- [GIVEN PROBLEM]:
Skip the pictures, please, and write out exactly the lines from the opening of the data through the line containing "ytick_labels = ['0', '0,2', '0,4', '0,6', '0,8', '1', '1,2']".

- [DATA EXTRACT]:
- - - -

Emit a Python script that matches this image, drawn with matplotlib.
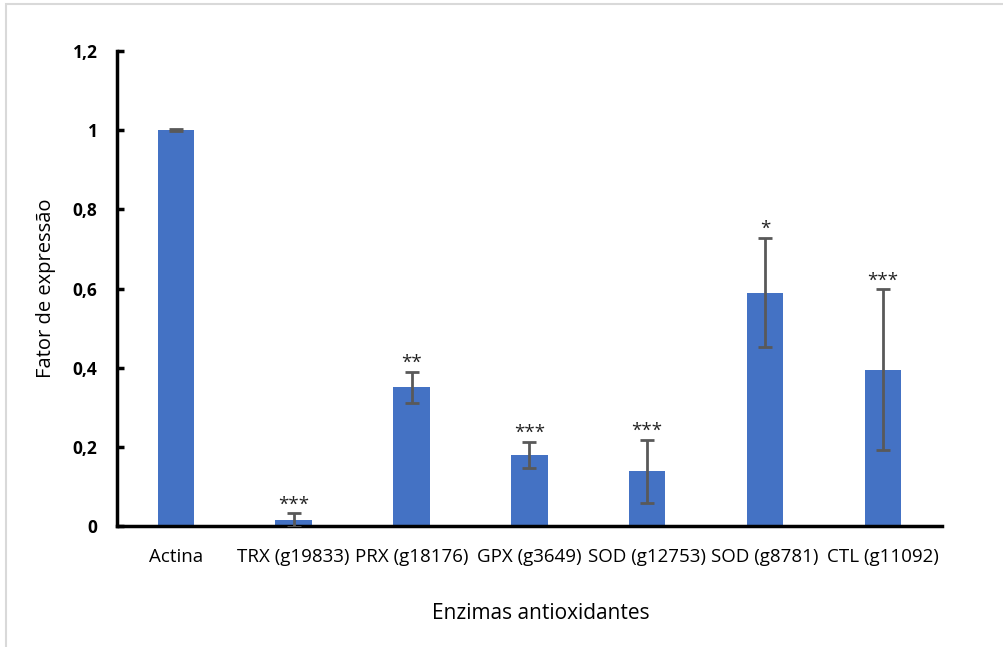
import matplotlib
matplotlib.use('Agg')
import matplotlib.pyplot as plt
from matplotlib.patches import Rectangle

# Data
categorias = ['Actina', 'TRX (g19833)', 'PRX (g18176)', 'GPX (g3649)',
              'SOD (g12753)', 'SOD (g8781)', 'CTL (g11092)']
valores = [1.0, 0.015, 0.35, 0.18, 0.138, 0.59, 0.395]
erros = [0.002, 0.017, 0.04, 0.033, 0.08, 0.138, 0.203]
significancia = ['', '***', '**', '***', '***', '*', '***']
yticks = [0, 0.2, 0.4, 0.6, 0.8, 1.0, 1.2]
ytick_labels = ['0', '0,2', '0,4', '0,6', '0,8', '1', '1,2']

plt.rcParams['font.family'] = ['Open Sans', 'DejaVu Sans']

fig = plt.figure(figsize=(10.04, 6.47), dpi=100)
ax = fig.add_axes([0.1165, 0.187, 0.8215, 0.734])

# light frame around the chart area (cropped at right/bottom)
fig.patches.append(Rectangle((6 / 1004, -0.05), 1.2, 1 - 4 / 647 + 0.05,
                             transform=fig.transFigure, fill=False,
                             edgecolor='#d9d9d9', lw=1.5))

xs = list(range(len(categorias)))
ax.bar(xs, valores, width=0.31, color='#4472C4', zorder=2)
ax.errorbar(xs, valores, yerr=erros, fmt='none', ecolor='#595959',
            elinewidth=2, capsize=5, capthick=2, zorder=3)

for x, v, e, s in zip(xs, valores, erros, significancia):
    if s:
        ax.annotate(s, (x, v + e), xytext=(0, 0), textcoords='offset points',
                    ha='center', va='bottom', fontsize=13.5, color='#222222')

ax.set_xlim(-0.5, len(categorias) - 0.5)
ax.set_ylim(0, 1.2)
ax.set_xticks(xs)
ax.set_xticklabels(categorias, fontsize=13.5)
ax.set_yticks(yticks)
ax.set_yticklabels(ytick_labels, fontsize=12.5, fontweight='bold')

for side in ['top', 'right']:
    ax.spines[side].set_visible(False)
for side in ['left', 'bottom']:
    ax.spines[side].set_linewidth(2.5)
    ax.spines[side].set_color('black')
ax.tick_params(axis='y', direction='in', length=5, width=2.5, pad=14)
ax.tick_params(axis='x', length=0, pad=16)

ax.set_xlabel('Enzimas antioxidantes', fontsize=15)
ax.xaxis.set_label_coords(0.514, -0.163)
ax.set_ylabel('Fator de expressão', fontsize=14.5, labelpad=12)

fig.savefig('out.png', dpi=100)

- - - -

- [SOLUTION TO THE EXERCISE]:
Emit a Python script that matches this image, drawn with matplotlib.
import matplotlib
matplotlib.use('Agg')
import matplotlib.pyplot as plt
from matplotlib.patches import Rectangle

# Data
categorias = ['Actina', 'TRX (g19833)', 'PRX (g18176)', 'GPX (g3649)',
              'SOD (g12753)', 'SOD (g8781)', 'CTL (g11092)']
valores = [1.0, 0.015, 0.35, 0.18, 0.138, 0.59, 0.395]
erros = [0.002, 0.017, 0.04, 0.033, 0.08, 0.138, 0.203]
significancia = ['', '***', '**', '***', '***', '*', '***']
yticks = [0, 0.2, 0.4, 0.6, 0.8, 1.0, 1.2]
ytick_labels = ['0', '0,2', '0,4', '0,6', '0,8', '1', '1,2']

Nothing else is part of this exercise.